If you're using a Thinkpad 43 or i915 graphics, have you noticed a problem with kernel mode setting for external vga monitors starting with kernel 2.6.34?

While all was fine with version .33, the initial resolution of an external vga monitor now is set to 1024x768, which is the Thinkpad T43 display resolution. There's a bug report at kernel.org

https://bugzilla.kernel.org/show_bug.cgi?id=16035

but it got precious little attention up till now. Are here more people experiencing this?

----------

## rolypoly

Yes, I have same problem.

I have a Thinkpad R60 with i915 driver. Everything worked well with 2.6.33 and after going to 2.6.34 my default resolution was back to 1024x768 instead of the external monitor's 1680x1050.

I had a similar issue about 6 months ago and I'm sure there was something the KDM config file that stopped KDM restarting at logout, which effectively 'fixed' it for me, but I can't remember what it was or find a relevant post anymore!

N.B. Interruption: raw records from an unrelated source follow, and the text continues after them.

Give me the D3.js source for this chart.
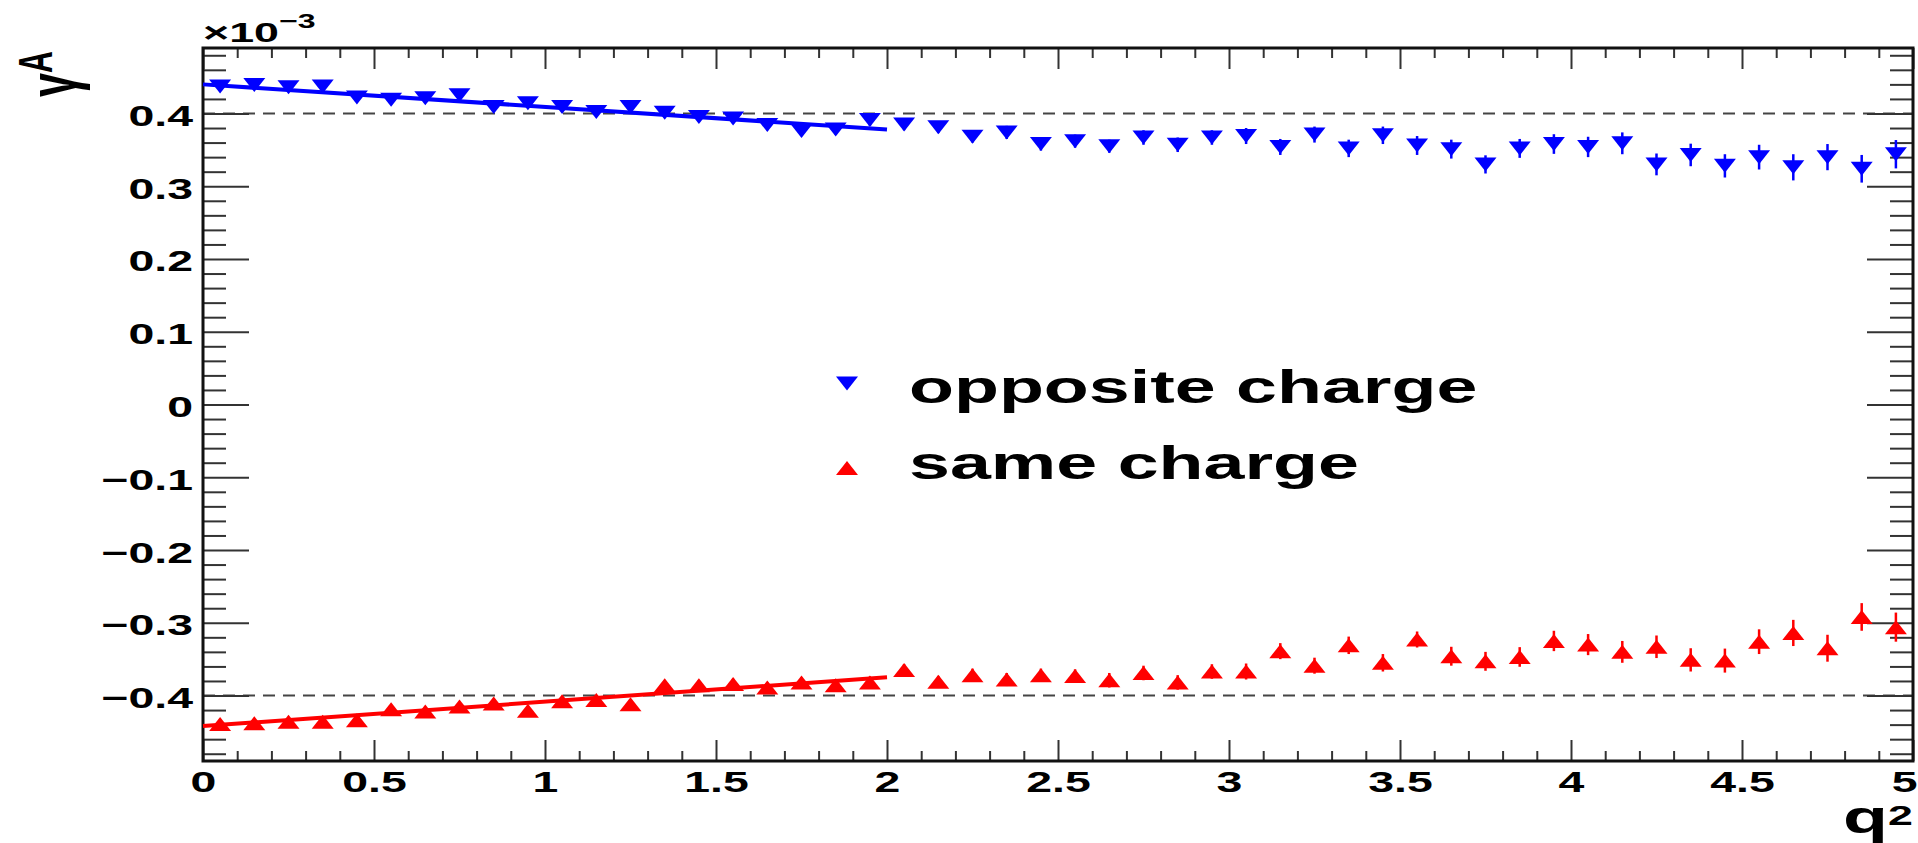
<!DOCTYPE html>
<html>
<head>
<meta charset="utf-8">
<script src="https://cdn.jsdelivr.net/npm/d3@7"></script>
<style>
  html, body { margin: 0; padding: 0; background: #fff; }
  svg { display: block; }
</style>
</head>
<body>
<svg id="chart" width="1918" height="843"></svg>
<script>
// ---- data (gamma^A in units of 1e-3) ----
const q2 = [0.05,0.15,0.25,0.35,0.45,0.55,0.65,0.75,0.85,0.95,
            1.05,1.15,1.25,1.35,1.45,1.55,1.65,1.75,1.85,1.95,
            2.05,2.15,2.25,2.35,2.45,2.55,2.65,2.75,2.85,2.95,
            3.05,3.15,3.25,3.35,3.45,3.55,3.65,3.75,3.85,3.95,
            4.05,4.15,4.25,4.35,4.45,4.55,4.65,4.75,4.85,4.95];
const oppositeVals = [0.437,0.439,0.436,0.437,0.422,0.419,0.421,0.425,0.409,0.414,
                      0.409,0.402,0.409,0.401,0.395,0.393,0.384,0.376,0.378,0.391,
                      0.385,0.381,0.368,0.374,0.358,0.362,0.355,0.367,0.357,0.367,
                      0.369,0.354,0.371,0.352,0.370,0.356,0.351,0.330,0.352,0.358,
                      0.354,0.359,0.330,0.343,0.328,0.340,0.326,0.340,0.324,0.344];
const oppositeErr = [0.004,0.004,0.004,0.004,0.005,0.005,0.005,0.005,0.005,0.005,
                     0.006,0.006,0.006,0.006,0.006,0.007,0.007,0.007,0.007,0.008,
                     0.008,0.008,0.008,0.009,0.009,0.009,0.009,0.010,0.010,0.010,
                     0.011,0.011,0.011,0.012,0.012,0.013,0.013,0.0125,0.013,0.0135,
                     0.014,0.015,0.015,0.0155,0.016,0.017,0.018,0.018,0.019,0.0195];
const sameVals = [-0.439,-0.438,-0.436,-0.436,-0.434,-0.419,-0.422,-0.415,-0.411,-0.421,
                  -0.408,-0.406,-0.412,-0.386,-0.386,-0.384,-0.389,-0.382,-0.386,-0.382,
                  -0.365,-0.381,-0.372,-0.378,-0.372,-0.373,-0.379,-0.369,-0.382,-0.367,
                  -0.367,-0.339,-0.359,-0.331,-0.355,-0.323,-0.346,-0.353,-0.347,-0.325,
                  -0.330,-0.340,-0.333,-0.351,-0.352,-0.326,-0.314,-0.335,-0.292,-0.306];
const sameErr = [0.004,0.004,0.004,0.004,0.005,0.005,0.005,0.005,0.005,0.006,
                 0.006,0.006,0.006,0.006,0.007,0.007,0.007,0.007,0.008,0.008,
                 0.008,0.008,0.009,0.009,0.009,0.009,0.010,0.010,0.010,0.010,
                 0.011,0.011,0.011,0.012,0.012,0.011,0.013,0.013,0.0135,0.014,
                 0.0145,0.015,0.0155,0.016,0.0165,0.017,0.018,0.0185,0.019,0.020];
const fitX = [0, 2];
const oppositeFit = [0.440, 0.378];
const sameFit = [-0.442, -0.375];
const refLines = [0.4, -0.4];
const xMajorTicks = [0,0.5,1,1.5,2,2.5,3,3.5,4,4.5,5];
const xTickLabels = ["0","0.5","1","1.5","2","2.5","3","3.5","4","4.5","5"];
const yMajorTicks = [-0.4,-0.3,-0.2,-0.1,0,0.1,0.2,0.3,0.4];
const yTickLabels = ["\u22120.4","\u22120.3","\u22120.2","\u22120.1","0","0.1","0.2","0.3","0.4"];
const legendLabels = ["opposite charge", "same charge"];

// ---- layout ----
const L = 203, R = 1913, T = 48, B = 761;
const SX = 1.6; // horizontal stretch of text
const FONT = "'Liberation Sans', Arial, Helvetica, sans-serif";

const svg = d3.select("#chart");
svg.append("rect").attr("width", 1918).attr("height", 843).attr("fill", "#fff");

const x = d3.scaleLinear().domain([0, 5]).range([L, R]);
const y = d3.scaleLinear().domain([-0.49, 0.49]).range([B, T]);

const xMinor = d3.range(1, 50).map(i => i / 10).filter(v => Math.abs(v * 2 - Math.round(v * 2)) > 1e-6);
const yMinor = d3.range(-24, 25).map(i => i / 50).filter(v => Math.abs(v * 10 - Math.round(v * 10)) > 1e-6);

// dashed reference lines
svg.selectAll("line.ref").data(refLines).enter().append("line")
  .attr("x1", x(0)).attr("x2", x(5))
  .attr("y1", d => y(d)).attr("y2", d => y(d))
  .attr("stroke", "#444").attr("stroke-width", 2).attr("stroke-dasharray", "12,8");

function styleAxis(g) {
  g.select(".domain").remove();
  g.selectAll(".tick line").attr("stroke", "#333").attr("stroke-width", 2);
}

// left axis (major with labels)
const gLeft = svg.append("g").attr("transform", `translate(${L},0)`)
  .call(d3.axisLeft(y).tickValues(yMajorTicks).tickSizeInner(-46).tickSizeOuter(0)
    .tickFormat((d, i) => yTickLabels[i]));
styleAxis(gLeft);
gLeft.selectAll(".tick text")
  .attr("x", -10 / SX).attr("dy", null).attr("y", 12)
  .attr("transform", `scale(${SX},1)`)
  .attr("font-family", FONT).attr("font-weight", "bold").attr("font-size", 29).attr("fill", "#000");
const gLeftMinor = svg.append("g").attr("transform", `translate(${L},0)`)
  .call(d3.axisLeft(y).tickValues(yMinor).tickSizeInner(-23).tickSizeOuter(0).tickFormat(""));
styleAxis(gLeftMinor);

// right axis
const gRight = svg.append("g").attr("transform", `translate(${R},0)`)
  .call(d3.axisRight(y).tickValues(yMajorTicks).tickSizeInner(-46).tickSizeOuter(0).tickFormat(""));
styleAxis(gRight);
const gRightMinor = svg.append("g").attr("transform", `translate(${R},0)`)
  .call(d3.axisRight(y).tickValues(yMinor).tickSizeInner(-23).tickSizeOuter(0).tickFormat(""));
styleAxis(gRightMinor);

// bottom axis
const gBottom = svg.append("g").attr("transform", `translate(0,${B})`)
  .call(d3.axisBottom(x).tickValues(xMajorTicks).tickSizeInner(-21).tickSizeOuter(0)
    .tickFormat((d, i) => xTickLabels[i]));
styleAxis(gBottom);
gBottom.selectAll(".tick text")
  .attr("y", 31).attr("dy", null).attr("x", 0)
  .attr("transform", `scale(${SX},1)`)
  .attr("font-family", FONT).attr("font-weight", "bold").attr("font-size", 29).attr("fill", "#000");
// keep the last label inside the page (reference shows it flush at the right edge)
gBottom.selectAll(".tick text").filter(d => d === 5)
  .attr("text-anchor", "end").attr("x", 4 / SX);
const gBottomMinor = svg.append("g").attr("transform", `translate(0,${B})`)
  .call(d3.axisBottom(x).tickValues(xMinor).tickSizeInner(-10).tickSizeOuter(0).tickFormat(""));
styleAxis(gBottomMinor);

// top axis
const gTop = svg.append("g").attr("transform", `translate(0,${T})`)
  .call(d3.axisTop(x).tickValues(xMajorTicks).tickSizeInner(-21).tickSizeOuter(0).tickFormat(""));
styleAxis(gTop);
const gTopMinor = svg.append("g").attr("transform", `translate(0,${T})`)
  .call(d3.axisTop(x).tickValues(xMinor).tickSizeInner(-10).tickSizeOuter(0).tickFormat(""));
styleAxis(gTopMinor);

// frame
svg.append("rect").attr("x", L).attr("y", T).attr("width", R - L).attr("height", B - T)
  .attr("fill", "none").attr("stroke", "#111").attr("stroke-width", 3);

// markers
const triDown = "M-11,-7L11,-7L0,7Z";
const triUp = "M-11,7L11,7L0,-7Z";

function drawSeries(vals, errs, color, shape) {
  const data = q2.map((q, i) => ({ q, v: vals[i], e: errs[i] }));
  const g = svg.append("g");
  g.selectAll("line.err").data(data).enter().append("line")
    .attr("x1", d => x(d.q)).attr("x2", d => x(d.q))
    .attr("y1", d => y(d.v - d.e)).attr("y2", d => y(d.v + d.e))
    .attr("stroke", color).attr("stroke-width", 2.5);
  g.selectAll("path.mk").data(data).enter().append("path")
    .attr("d", shape).attr("fill", color)
    .attr("transform", d => `translate(${x(d.q)},${y(d.v)})`);
}
drawSeries(oppositeVals, oppositeErr, "#0000ff", triDown);
drawSeries(sameVals, sameErr, "#ff0000", triUp);

// fit lines
const line = d3.line().x(d => x(d[0])).y(d => y(d[1]));
svg.append("path").attr("d", line(fitX.map((q, i) => [q, oppositeFit[i]])))
  .attr("fill", "none").attr("stroke", "#0000ff").attr("stroke-width", 4);
svg.append("path").attr("d", line(fitX.map((q, i) => [q, sameFit[i]])))
  .attr("fill", "none").attr("stroke", "#ff0000").attr("stroke-width", 4);

// legend
const legend = [
  { label: legendLabels[0], color: "#0000ff", shape: triDown, my: 383.5, ty: 403 },
  { label: legendLabels[1], color: "#ff0000", shape: triUp, my: 468, ty: 479 }
];
legend.forEach(l => {
  svg.append("path").attr("d", l.shape).attr("fill", l.color)
    .attr("transform", `translate(847,${l.my})`);
  svg.append("text").attr("transform", `translate(909,${l.ty}) scale(${SX},1)`)
    .attr("font-family", FONT).attr("font-weight", "bold").attr("font-size", 46)
    .attr("fill", "#000").text(l.label);
});

// exponent label
const expT = svg.append("text").attr("transform", `translate(203,42) scale(${SX},1)`)
  .attr("font-family", FONT).attr("font-weight", "bold").attr("font-size", 28).attr("fill", "#000");
expT.append("tspan").text("\u00d710");
expT.append("tspan").attr("dy", -14).attr("font-size", 20).text("\u22123");

// y title (rotated)
const yt = svg.append("text").attr("transform", `translate(76,97) rotate(-90) scale(1,${SX})`)
  .attr("font-family", FONT).attr("font-weight", "bold").attr("font-size", 43).attr("fill", "#000");
yt.append("tspan").text("\u03b3");
yt.append("tspan").attr("dy", -15).attr("font-size", 30).text("A");

// x title: "q" with superscript "2"
svg.append("text").attr("transform", `translate(1888,833) scale(${SX},1)`)
  .attr("font-family", FONT).attr("font-weight", "bold").attr("font-size", 46)
  .attr("text-anchor", "end").attr("fill", "#000").text("q");
svg.append("text").attr("transform", `translate(1913,825) scale(${SX},1)`)
  .attr("font-family", FONT).attr("font-weight", "bold").attr("font-size", 28)
  .attr("text-anchor", "end").attr("fill", "#000").text("2");
</script>
</body>
</html>
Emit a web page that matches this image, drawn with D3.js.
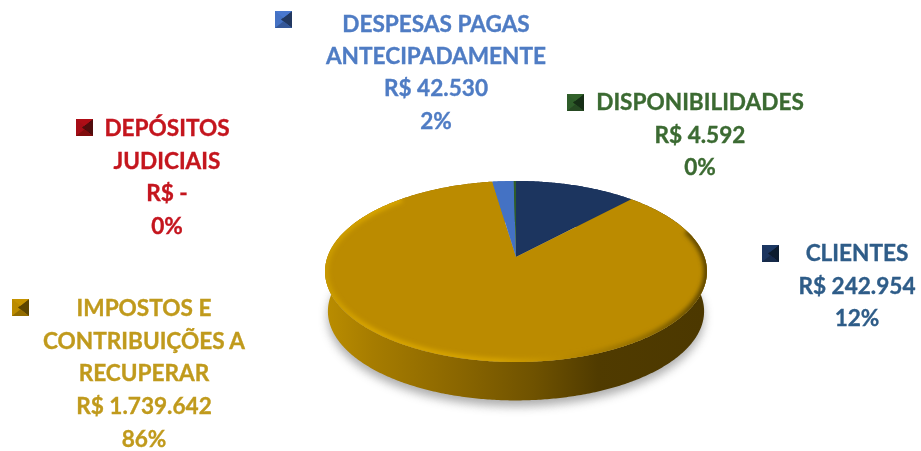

The link to the bug entry is also not working for me at the moment.

----------

## Voltago

Basically it boils down to this comment from the bug:

 *Jesse Barnes wrote:*   

> We no longer use lid state for LVDS detection, it was too unreliable.  So now
> 
> you'll have to disable it manually when you close the lid if you want different
> 
> behavior.

 

One of these days I plan to write a very basic command line mode switching tool (basically xrandr without X) and solve the problem with an init script.

----------

## toralf

 *Voltago wrote:*   

> One of these days I plan to write a very basic command line mode switching tool (basically xrandr without X) and solve the problem with an init script.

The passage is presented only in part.